En las portadas de los diarios y en las pantallas noticiosas, el regreso a clases después de vacaciones se registra como si el mundo fuera igual al de hace un siglo. Niños y niñas bien peinados con sus mochilas en la espalda, de la mano de su madre en la entrada de la escuela. La única diferencia es que ahora llevan cubrebocas. ¿Qué aprenderán las infancias del siglo XXI en las aulas?

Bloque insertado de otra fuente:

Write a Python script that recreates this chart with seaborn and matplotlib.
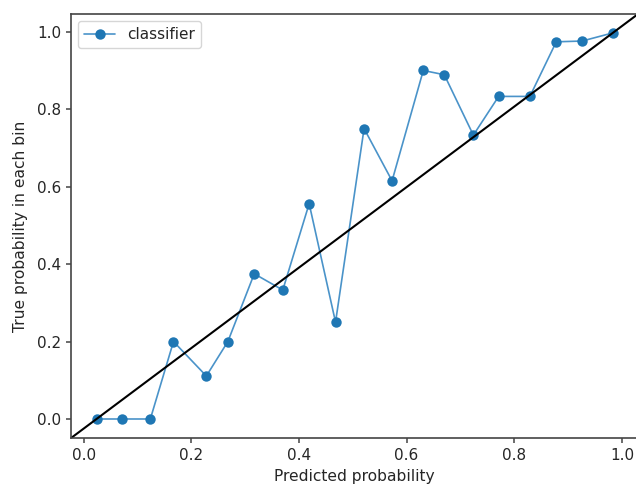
import matplotlib
matplotlib.use("Agg")
import matplotlib.pyplot as plt
import seaborn as sns
import pandas as pd

mean_predicted = [0.024, 0.072, 0.124, 0.167, 0.228, 0.268, 0.317, 0.370, 0.419, 0.468,
                  0.521, 0.573, 0.631, 0.670, 0.724, 0.771, 0.829, 0.878, 0.926, 0.983]
fraction_positive = [0.0, 0.0, 0.0, 0.2, 0.111, 0.2, 0.375, 0.333, 0.556, 0.25,
                     0.75, 0.615, 0.9, 0.889, 0.733, 0.833, 0.833, 0.974, 0.976, 0.997]
series_label = "classifier"
x_label = "Predicted probability"
y_label = "True probability in each bin"

sns.set_style("ticks")
plt.rcParams['font.family'] = ['DejaVu Sans']

df = pd.DataFrame({"x": mean_predicted, "y": fraction_positive})

fig = plt.figure(figsize=(6.36, 4.86), dpi=100)
W, H = 636, 486
left, right, top, bottom = 70.7, 638.6, 13.6, 438.3
ax = fig.add_axes([left / W, (H - bottom) / H, (right - left) / W, (bottom - top) / H])

sns.lineplot(data=df, x="x", y="y", ax=ax, marker="o", markersize=7.5,
             color="#4a93c9", linewidth=1.2, markeredgewidth=0,
             markerfacecolor="#1f77b4", label=series_label,
             estimator=None, sort=False)
ax.plot([0, 1], [0, 1], transform=ax.transAxes, color="black", linewidth=1.5)

ax.set_xticks([0.0, 0.2, 0.4, 0.6, 0.8, 1.0])
ax.set_yticks([0.0, 0.2, 0.4, 0.6, 0.8, 1.0])
ax.set_xlabel(x_label, fontsize=11.2)
ax.set_ylabel(y_label, fontsize=11.2, labelpad=6)
ax.tick_params(labelsize=11, color="#444444", width=1.1, labelcolor="#262626")
for s in ax.spines.values():
    s.set_visible(True)
    s.set_linewidth(1.2)
    s.set_color("#444444")
ax.legend(loc="upper left", fontsize=11, frameon=True)

fig.savefig("out.png", dpi=100)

En su libro 21 lecciones para el siglo XXI (Debate), Yuval Noah Harari dedica un capítulo a la Educación en el que plantea: Si todo va bien, los bebés de hoy tendrán 30 años en 2050. “¿Qué hemos de enseñarle a ese niño y esa niña que le ayude a sobrevivir en el mundo? ¿Qué tipo de habilidades necesitará para conseguir trabajo, comprender lo que ocurre a su alrededor y orientarse en el laberinto de la vida?”, se pregunta.

La vida solía ser más predecible en el pasado. Se dividía en dos etapas claras y lineales: un periodo de aprendizaje durante el que se acumulaba información, se desarrollaban habilidades, se construía una visión del mundo y una identidad estable, seguido de otro de trabajo en el que, con base a las habilidades aprendidas, se buscaba un empleo para ganarse la vida y contribuir a la sociedad. Para el autor de Sapiens, ese modelo tradicional será obsoleto hacia mediados de este siglo, cuando las únicas certezas sean la discontinuidad y el cambio. Es decir, la teoría de la educación que heredamos de la Revolución Industrial está en crisis y no hemos creado un relato sustituto ni tampoco una alternativa pedagógica viable capaz de ajustarse a cualquier contexto, ya sea rural o urbano, rico o pobre.

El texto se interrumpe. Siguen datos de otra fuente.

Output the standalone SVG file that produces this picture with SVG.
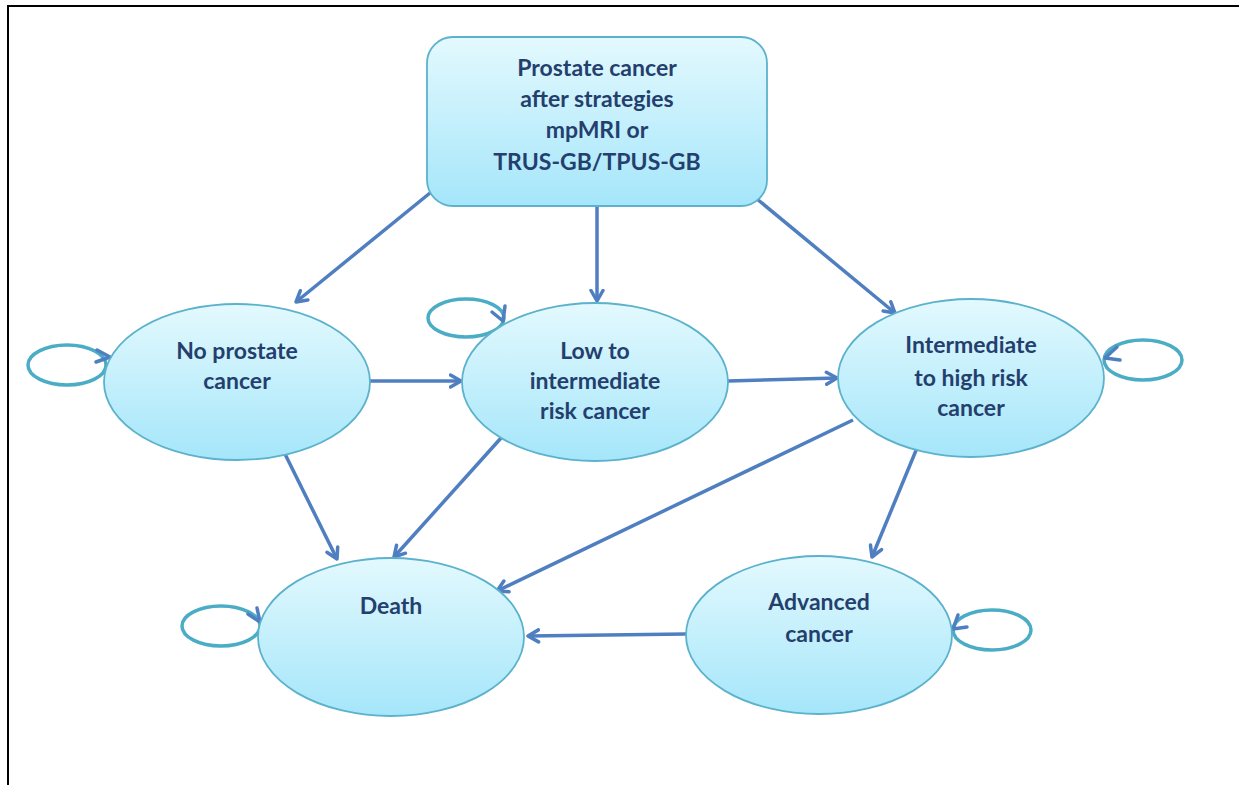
<svg xmlns="http://www.w3.org/2000/svg" width="1239" height="785" viewBox="0 0 1239 785">
<defs>
<linearGradient id="g" x1="0" y1="0" x2="0" y2="1">
<stop offset="0" stop-color="#e3f9fe"/>
<stop offset="1" stop-color="#a5e6fa"/>
</linearGradient>
<marker id="ah" viewBox="0 0 16 16" refX="12.5" refY="8" markerWidth="16" markerHeight="16" markerUnits="userSpaceOnUse" orient="auto">
<path d="M2,2 L12.5,8 L2,14" fill="none" stroke="#4f7fc0" stroke-width="3.5" stroke-linecap="round" stroke-linejoin="round"/>
</marker>
</defs>
<style>
.node{fill:url(#g);stroke:#5cb2cc;stroke-width:1.8}
.lbl{font-family:Lato,"Open Sans","Liberation Sans",sans-serif;font-weight:bold;font-size:23px;fill:#243f6e;text-anchor:middle}
.edge{fill:none;stroke:#4f7fc0;stroke-width:3.5;marker-end:url(#ah)}
.loop{fill:none;stroke:#4bacc6;stroke-width:3.5}
.lh{fill:none;stroke:#4f7fc0;stroke-width:3.5;stroke-linecap:round;stroke-linejoin:round}
.frame{stroke:#000;stroke-width:2;fill:none}
</style>
<rect width="1239" height="785" fill="#fff"/>
<path class="frame" d="M8,785 L8,6 L1239,6"/>

<g id="connectors">
<line class="edge" x1="430" y1="193" x2="296" y2="302"/>
<line class="edge" x1="597" y1="207" x2="597" y2="301"/>
<line class="edge" x1="757" y1="199" x2="895" y2="313"/>
<line class="edge" x1="370" y1="381" x2="461" y2="381"/>
<line class="edge" x1="728" y1="381" x2="837" y2="378"/>
<line class="edge" x1="283" y1="450" x2="337" y2="559"/>
<line class="edge" x1="501" y1="438" x2="394" y2="557"/>
<line class="edge" x1="853" y1="420" x2="497" y2="591"/>
<line class="edge" x1="917" y1="448" x2="872" y2="557"/>
<line class="edge" x1="686" y1="634" x2="528" y2="636"/>
</g>

<g id="loops">
<ellipse class="loop" cx="67" cy="365" rx="39" ry="20"/>
<polyline class="lh" points="97,350 110,357 96,362"/>
<ellipse class="loop" cx="466" cy="318" rx="38" ry="19"/>
<polyline class="lh" points="492,312 503,321 505,306"/>
<ellipse class="loop" cx="1143" cy="360" rx="39" ry="20"/>
<polyline class="lh" points="1117,347 1105,358 1120,360"/>
<ellipse class="loop" cx="221" cy="626" rx="39" ry="20"/>
<polyline class="lh" points="248,614 260,622 257,608"/>
<ellipse class="loop" cx="992" cy="630" rx="39" ry="20"/>
<polyline class="lh" points="958,615 953,629 967,627"/>
</g>

<g id="start">
<rect class="node" x="427" y="37" width="340" height="169" rx="26"/>
<text class="lbl" x="597" y="76">Prostate cancer</text>
<text class="lbl" x="597" y="107">after strategies</text>
<text class="lbl" x="597" y="138">mpMRI or</text>
<text class="lbl" x="597" y="170">TRUS-GB/TPUS-GB</text>
</g>

<g id="no-cancer">
<ellipse class="node" cx="237" cy="382" rx="133" ry="78"/>
<text class="lbl" x="237" y="359">No prostate</text>
<text class="lbl" x="237" y="389">cancer</text>
</g>

<g id="low-risk">
<ellipse class="node" cx="595" cy="382" rx="133" ry="79"/>
<text class="lbl" x="595" y="359">Low to</text>
<text class="lbl" x="595" y="389">intermediate</text>
<text class="lbl" x="595" y="419">risk cancer</text>
</g>

<g id="high-risk">
<ellipse class="node" cx="971" cy="378" rx="133" ry="79"/>
<text class="lbl" x="971" y="353">Intermediate</text>
<text class="lbl" x="971" y="386">to high risk</text>
<text class="lbl" x="971" y="416">cancer</text>
</g>

<g id="death">
<ellipse class="node" cx="391" cy="637" rx="133" ry="79"/>
<text class="lbl" x="391" y="614">Death</text>
</g>

<g id="advanced">
<ellipse class="node" cx="819" cy="635" rx="133" ry="79"/>
<text class="lbl" x="819" y="610">Advanced</text>
<text class="lbl" x="819" y="642">cancer</text>
</g>
</svg>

En un mundo de máquinas inteligentes, cuerpos modificados, algoritmos capaces de manipular nuestras emociones, cataclismos climáticos, migraciones y la necesidad de cambiar de ocupación cada década, la incertidumbre será característica del siglo XXI. Por eso, advierte el historiador, necesitaremos mucho mayor flexibilidad mental y grandes reservas de equilibro emocional para desprendernos con facilidad de lo que mejor conocemos y sentirnos cómodos con lo desconocido. Y eso, advierte, es más difícil de enseñar en la escuela que una ecuación de física o una lección de Historia. Si los adultos eran para la niñez una referencia segura porque conocían el mundo, hoy han dejado de serlo y ese es un reto para padres y maestros. ¿Y la tecnología? Puede ayudar mientras tengas claridad de tus intereses, de lo contrario, podrías convertirte en su rehén, como esos “zombis” que van por la calle con la cara pegada a sus celulares.

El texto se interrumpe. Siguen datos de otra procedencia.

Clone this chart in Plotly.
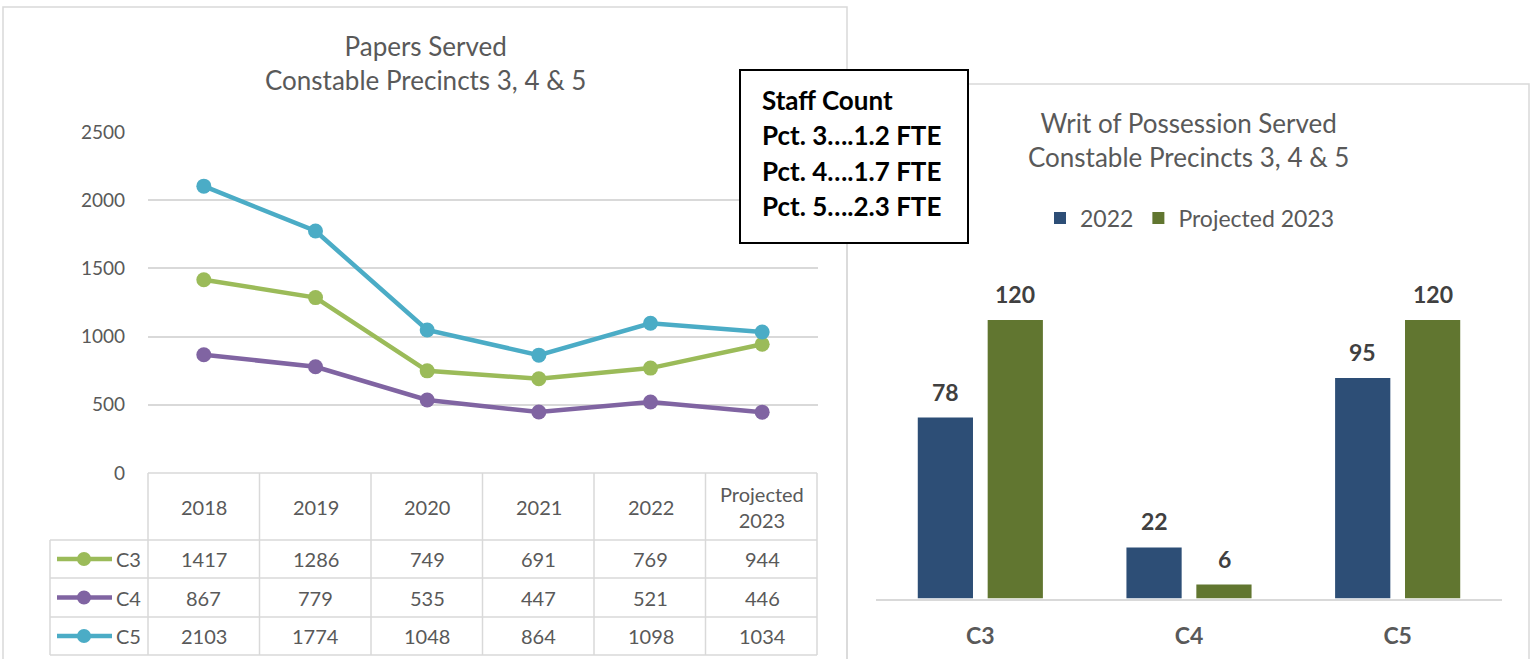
import plotly.graph_objects as go

# ---------------- data ----------------
years = ["2018", "2019", "2020", "2021", "2022", "Projected<br>2023"]
series_names = ["C3", "C4", "C5"]
c3_papers = [1417, 1286, 749, 691, 769, 944]
c4_papers = [867, 779, 535, 447, 521, 446]
c5_papers = [2103, 1774, 1048, 864, 1098, 1034]
line_colors = ["#9BBB59", "#8064A2", "#4BACC6"]

writ_categories = ["C3", "C4", "C5"]
writ_2022 = [78, 22, 95]
writ_proj_2023 = [120, 6, 120]
bar_names = ["2022", "Projected 2023"]
bar_colors = ["#2D4E76", "#617630"]

staff_lines = ["Staff Count", "Pct. 3….1.2 FTE", "Pct. 4….1.7 FTE", "Pct. 5….2.3 FTE"]

W, H = 1535, 659
FONT = "Lato"
GRAY = "#595959"
GRID = "#D9D9D9"


def px(x):
    return x / W


def py(y):
    return 1 - y / H


fig = go.Figure()

# ---------------- left line chart ----------------
papers = [c3_papers, c4_papers, c5_papers]
for name, vals, col in zip(series_names, papers, line_colors):
    fig.add_trace(go.Scatter(
        x=list(range(len(years))), y=vals, name=name, mode="lines+markers",
        line=dict(color=col, width=4.5), marker=dict(color=col, size=15),
        xaxis="x", yaxis="y", showlegend=False))

# ---------------- right bar chart ----------------
for name, vals, col in zip(bar_names, [writ_2022, writ_proj_2023], bar_colors):
    fig.add_trace(go.Bar(
        x=writ_categories, y=vals, name=name, marker=dict(color=col, line=dict(width=0)),
        xaxis="x2", yaxis="y2", showlegend=True))

annotations = []
shapes = []

# bar data labels
for vals, shift in zip([writ_2022, writ_proj_2023], [-35, 35]):
    for cat, v in zip(writ_categories, vals):
        annotations.append(dict(
            x=cat, y=v, xref="x2", yref="y2", text=f"<b>{v}</b>", showarrow=False,
            xshift=shift, yshift=26, xanchor="center", yanchor="middle",
            font=dict(family=FONT, size=23, color="#404040")))

# chart frames
shapes.append(dict(type="rect", xref="paper", yref="paper",
                   x0=px(3), x1=px(847), y0=py(7), y1=py(700),
                   line=dict(color=GRID, width=1.5), layer="below"))
shapes.append(dict(type="rect", xref="paper", yref="paper",
                   x0=px(847), x1=px(1529), y0=py(84), y1=py(700),
                   line=dict(color=GRID, width=1.5), layer="below"))

# titles
annotations.append(dict(x=px(425), y=py(63), xref="paper", yref="paper",
                        text="Papers Served<br>Constable Precincts 3, 4 & 5",
                        showarrow=False, align="center", xanchor="center", yanchor="middle",
                        font=dict(family=FONT, size=26, color=GRAY)))
annotations.append(dict(x=px(1188), y=py(140), xref="paper", yref="paper",
                        text="Writ of Possession Served<br>Constable Precincts 3, 4 & 5",
                        showarrow=False, align="center", xanchor="center", yanchor="middle",
                        font=dict(family=FONT, size=26, color=GRAY)))

# ---------------- data table under line chart ----------------
tbl_left, tbl_right = 148, 817
legend_left = 50
header_top, header_bot = 473, 540
row_edges = [540, 578, 617, 655]
n = len(years)
col_w = (tbl_right - tbl_left) / n
col_edges = [tbl_left + i * col_w for i in range(n + 1)]

for xe in col_edges:
    shapes.append(dict(type="line", xref="paper", yref="paper",
                       x0=px(xe), x1=px(xe), y0=py(header_top), y1=py(row_edges[-1]),
                       line=dict(color=GRID, width=1.5)))
shapes.append(dict(type="line", xref="paper", yref="paper",
                   x0=px(legend_left), x1=px(legend_left), y0=py(row_edges[0]), y1=py(row_edges[-1]),
                   line=dict(color=GRID, width=1.5)))
shapes.append(dict(type="line", xref="paper", yref="paper",
                   x0=px(tbl_left), x1=px(tbl_right), y0=py(header_top), y1=py(header_top),
                   line=dict(color=GRID, width=1.5)))
for ye in row_edges:
    shapes.append(dict(type="line", xref="paper", yref="paper",
                       x0=px(legend_left), x1=px(tbl_right), y0=py(ye), y1=py(ye),
                       line=dict(color=GRID, width=1.5)))

# header labels (positioned on the category axis)
for i, yr in enumerate(years):
    annotations.append(dict(x=i, y=py((header_top + header_bot) / 2), xref="x", yref="paper",
                            text=yr, showarrow=False, align="center",
                            xanchor="center", yanchor="middle",
                            font=dict(family=FONT, size=20, color=GRAY)))

# rows
for r, (name, vals, col) in enumerate(zip(series_names, papers, line_colors)):
    yc = (row_edges[r] + row_edges[r + 1]) / 2
    for i, v in enumerate(vals):
        annotations.append(dict(x=i, y=py(yc), xref="x", yref="paper", text=str(v),
                                showarrow=False, xanchor="center", yanchor="middle",
                                font=dict(family=FONT, size=20, color=GRAY)))
    shapes.append(dict(type="line", xref="paper", yref="paper",
                       x0=px(57), x1=px(112), y0=py(yc), y1=py(yc),
                       line=dict(color=col, width=4.5)))
    shapes.append(dict(type="circle", xref="paper", yref="paper",
                       x0=px(84 - 7), x1=px(84 + 7), y0=py(yc - 7), y1=py(yc + 7),
                       fillcolor=col, line=dict(color=col, width=0)))
    annotations.append(dict(x=px(114), y=py(yc), xref="paper", yref="paper", text=name,
                            showarrow=False, xanchor="left", yanchor="middle",
                            font=dict(family=FONT, size=20, color=GRAY)))

# ---------------- staff count box ----------------
shapes.append(dict(type="rect", xref="paper", yref="paper",
                   x0=px(740), x1=px(968), y0=py(70), y1=py(243),
                   fillcolor="white", line=dict(color="black", width=2), layer="above"))
for k, t in enumerate(staff_lines):
    annotations.append(dict(x=px(760), y=py(100 + k * 35.3), xref="paper", yref="paper",
                            text=f"<b>{t}</b>", showarrow=False, xanchor="left", yanchor="middle",
                            font=dict(family=FONT, size=26, color="black")))

fig.update_layout(
    width=W, height=H,
    margin=dict(l=0, r=0, t=0, b=0, autoexpand=False),
    paper_bgcolor="white", plot_bgcolor="rgba(0,0,0,0)",
    font=dict(family=FONT, color=GRAY),
    xaxis=dict(domain=[px(148), px(818)], range=[-0.5, n - 0.5], showgrid=False,
               showticklabels=False, zeroline=False, showline=False, automargin=False),
    yaxis=dict(domain=[py(473), py(132)], range=[0, 2500], dtick=500, automargin=False,
               showgrid=True, gridcolor=GRID, gridwidth=1.5, zeroline=False,
               showline=False, ticks="", ticklabelstandoff=22,
               tickfont=dict(family=FONT, size=19, color=GRAY)),
    xaxis2=dict(domain=[px(876), px(1502)], anchor="y2", showgrid=False, zeroline=False,
                showline=True, linecolor=GRID, linewidth=1.5, ticks="", automargin=False,
                tickvals=writ_categories, ticktext=[f"<b>{c}</b>" for c in writ_categories],
                ticklabelstandoff=16,
                tickfont=dict(family=FONT, size=23, color=GRAY)),
    yaxis2=dict(domain=[py(598.5), py(250.5)], anchor="x2", range=[0, 150],
                visible=False, automargin=False),
    barmode="group", bargap=0.33, bargroupgap=0.21,
    legend=dict(orientation="h", x=px(1190), y=py(218), xanchor="center", yanchor="middle",
                font=dict(family=FONT, size=23, color=GRAY), bgcolor="rgba(0,0,0,0)",
                itemwidth=30, traceorder="normal"),
    annotations=annotations,
    shapes=shapes,
)

fig.write_html("out.html", config={"displayModeBar": False},
               post_script="document.body.style.margin='0';")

La pregunta filosófica ¿quién soy? será más relevante que nunca en una era en la que la gente apenas se conoce a sí misma y que cuando quiere “escucharse” cae fácilmente en manipulaciones externas. Porque las voces que oye dentro de sí “reflejan la propaganda de Estado, el lavado ideológico de cerebro y la publicidad comercial”. Aprender a distinguir entre el verdadero yo y el marketing será un gran reto. Cuando los algoritmos entiendan lo que ocurre dentro de ti mejor que tú mismo, la autoridad pasará a ellos. Y las grandes compañías tecnológicas, las marcas y gobiernos autoritarios querrán hackear, no tu celular, tu computadora o tu cuenta bancaria, sino tu sistema operativo orgánico. De ahí que pedagogos y expertos propongan para las escuelas del siglo XXI enseñar las cuatro “ces”: pensamiento crítico, comunicación, colaboración y creatividad. Para que la vida no se decida al azar.

Mientras leo a Harari y escribo, oigo la ceremonia cívica de la escuela frente a mi casa. Igual que cuando yo iba en primaria en los años 60 del siglo XX.